Your goal: Can you set down, exactly as they appear below, the lines from the opening of the material through the one bearing "0.15, 1.1, 0.1]", minus the pictures?

Information supplied:

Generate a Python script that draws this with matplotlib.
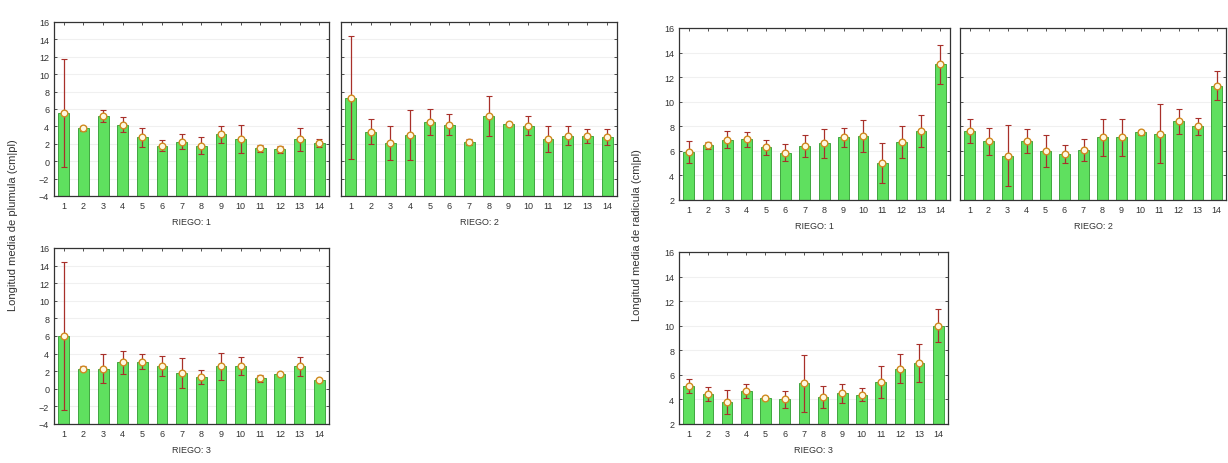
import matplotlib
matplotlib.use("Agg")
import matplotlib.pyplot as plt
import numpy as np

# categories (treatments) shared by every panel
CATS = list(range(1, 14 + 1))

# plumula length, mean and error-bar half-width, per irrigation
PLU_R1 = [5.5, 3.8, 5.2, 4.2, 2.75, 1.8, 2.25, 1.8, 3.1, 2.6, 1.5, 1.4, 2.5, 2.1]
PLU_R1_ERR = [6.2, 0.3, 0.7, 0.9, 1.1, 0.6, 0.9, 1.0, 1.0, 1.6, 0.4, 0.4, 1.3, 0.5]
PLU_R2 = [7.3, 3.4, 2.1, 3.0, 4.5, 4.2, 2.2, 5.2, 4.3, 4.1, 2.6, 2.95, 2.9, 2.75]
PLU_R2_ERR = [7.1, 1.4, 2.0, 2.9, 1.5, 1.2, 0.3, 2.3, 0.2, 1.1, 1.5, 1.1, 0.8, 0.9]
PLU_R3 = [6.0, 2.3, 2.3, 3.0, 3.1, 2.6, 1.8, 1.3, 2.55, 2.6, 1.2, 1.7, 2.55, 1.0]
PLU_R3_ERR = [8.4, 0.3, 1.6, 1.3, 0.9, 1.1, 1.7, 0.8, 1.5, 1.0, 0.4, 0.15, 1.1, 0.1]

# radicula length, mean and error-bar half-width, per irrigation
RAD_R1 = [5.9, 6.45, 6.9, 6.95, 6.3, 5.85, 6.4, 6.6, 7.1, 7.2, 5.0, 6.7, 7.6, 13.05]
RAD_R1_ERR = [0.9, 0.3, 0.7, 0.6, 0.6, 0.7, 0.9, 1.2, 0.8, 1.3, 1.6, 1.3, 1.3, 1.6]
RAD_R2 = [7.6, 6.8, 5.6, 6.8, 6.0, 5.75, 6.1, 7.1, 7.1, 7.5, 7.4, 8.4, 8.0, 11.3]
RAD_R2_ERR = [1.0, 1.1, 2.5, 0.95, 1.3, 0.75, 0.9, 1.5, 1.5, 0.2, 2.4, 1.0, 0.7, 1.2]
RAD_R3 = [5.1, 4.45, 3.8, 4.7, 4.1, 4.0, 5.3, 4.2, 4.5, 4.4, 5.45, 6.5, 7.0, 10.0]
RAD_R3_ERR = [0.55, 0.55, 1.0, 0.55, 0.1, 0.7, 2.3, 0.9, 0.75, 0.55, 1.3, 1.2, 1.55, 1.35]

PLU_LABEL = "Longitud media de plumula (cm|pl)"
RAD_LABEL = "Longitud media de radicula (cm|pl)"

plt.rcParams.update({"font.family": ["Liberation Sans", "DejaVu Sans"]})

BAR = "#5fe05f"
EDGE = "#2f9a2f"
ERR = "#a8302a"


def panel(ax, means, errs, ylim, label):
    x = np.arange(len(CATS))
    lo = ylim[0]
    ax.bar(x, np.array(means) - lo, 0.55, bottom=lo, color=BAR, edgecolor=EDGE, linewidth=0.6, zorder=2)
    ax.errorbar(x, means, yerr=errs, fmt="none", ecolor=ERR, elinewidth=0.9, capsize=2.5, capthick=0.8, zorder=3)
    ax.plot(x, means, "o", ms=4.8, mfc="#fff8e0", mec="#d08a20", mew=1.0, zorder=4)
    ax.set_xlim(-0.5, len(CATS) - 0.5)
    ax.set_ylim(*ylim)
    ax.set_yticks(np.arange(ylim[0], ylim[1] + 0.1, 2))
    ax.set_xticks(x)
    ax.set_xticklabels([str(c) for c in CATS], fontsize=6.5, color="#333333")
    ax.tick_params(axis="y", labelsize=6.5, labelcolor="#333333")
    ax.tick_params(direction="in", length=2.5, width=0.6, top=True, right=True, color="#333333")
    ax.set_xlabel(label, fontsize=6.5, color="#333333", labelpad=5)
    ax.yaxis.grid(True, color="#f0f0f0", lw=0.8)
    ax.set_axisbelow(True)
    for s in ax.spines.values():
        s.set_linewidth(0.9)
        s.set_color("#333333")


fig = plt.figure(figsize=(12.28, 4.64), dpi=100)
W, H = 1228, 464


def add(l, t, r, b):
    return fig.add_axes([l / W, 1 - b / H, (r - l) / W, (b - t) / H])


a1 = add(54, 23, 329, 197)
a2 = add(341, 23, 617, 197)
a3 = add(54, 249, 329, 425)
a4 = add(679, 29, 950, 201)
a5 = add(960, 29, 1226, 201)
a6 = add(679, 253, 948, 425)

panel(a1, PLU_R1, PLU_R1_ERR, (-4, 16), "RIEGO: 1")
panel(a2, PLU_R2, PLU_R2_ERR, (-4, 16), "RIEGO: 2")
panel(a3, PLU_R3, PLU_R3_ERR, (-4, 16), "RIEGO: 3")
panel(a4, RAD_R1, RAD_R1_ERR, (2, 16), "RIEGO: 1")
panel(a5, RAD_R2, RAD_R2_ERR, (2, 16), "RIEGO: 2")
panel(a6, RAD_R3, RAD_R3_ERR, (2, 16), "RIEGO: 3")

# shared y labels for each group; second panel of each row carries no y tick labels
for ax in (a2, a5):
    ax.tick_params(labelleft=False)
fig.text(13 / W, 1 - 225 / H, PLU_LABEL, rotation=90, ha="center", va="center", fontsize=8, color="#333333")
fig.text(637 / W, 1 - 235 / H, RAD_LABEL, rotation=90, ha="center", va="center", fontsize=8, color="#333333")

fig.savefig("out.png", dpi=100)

Result below:
Generate a Python script that draws this with matplotlib.
import matplotlib
matplotlib.use("Agg")
import matplotlib.pyplot as plt
import numpy as np

# categories (treatments) shared by every panel
CATS = list(range(1, 14 + 1))

# plumula length, mean and error-bar half-width, per irrigation
PLU_R1 = [5.5, 3.8, 5.2, 4.2, 2.75, 1.8, 2.25, 1.8, 3.1, 2.6, 1.5, 1.4, 2.5, 2.1]
PLU_R1_ERR = [6.2, 0.3, 0.7, 0.9, 1.1, 0.6, 0.9, 1.0, 1.0, 1.6, 0.4, 0.4, 1.3, 0.5]
PLU_R2 = [7.3, 3.4, 2.1, 3.0, 4.5, 4.2, 2.2, 5.2, 4.3, 4.1, 2.6, 2.95, 2.9, 2.75]
PLU_R2_ERR = [7.1, 1.4, 2.0, 2.9, 1.5, 1.2, 0.3, 2.3, 0.2, 1.1, 1.5, 1.1, 0.8, 0.9]
PLU_R3 = [6.0, 2.3, 2.3, 3.0, 3.1, 2.6, 1.8, 1.3, 2.55, 2.6, 1.2, 1.7, 2.55, 1.0]
PLU_R3_ERR = [8.4, 0.3, 1.6, 1.3, 0.9, 1.1, 1.7, 0.8, 1.5, 1.0, 0.4, 0.15, 1.1, 0.1]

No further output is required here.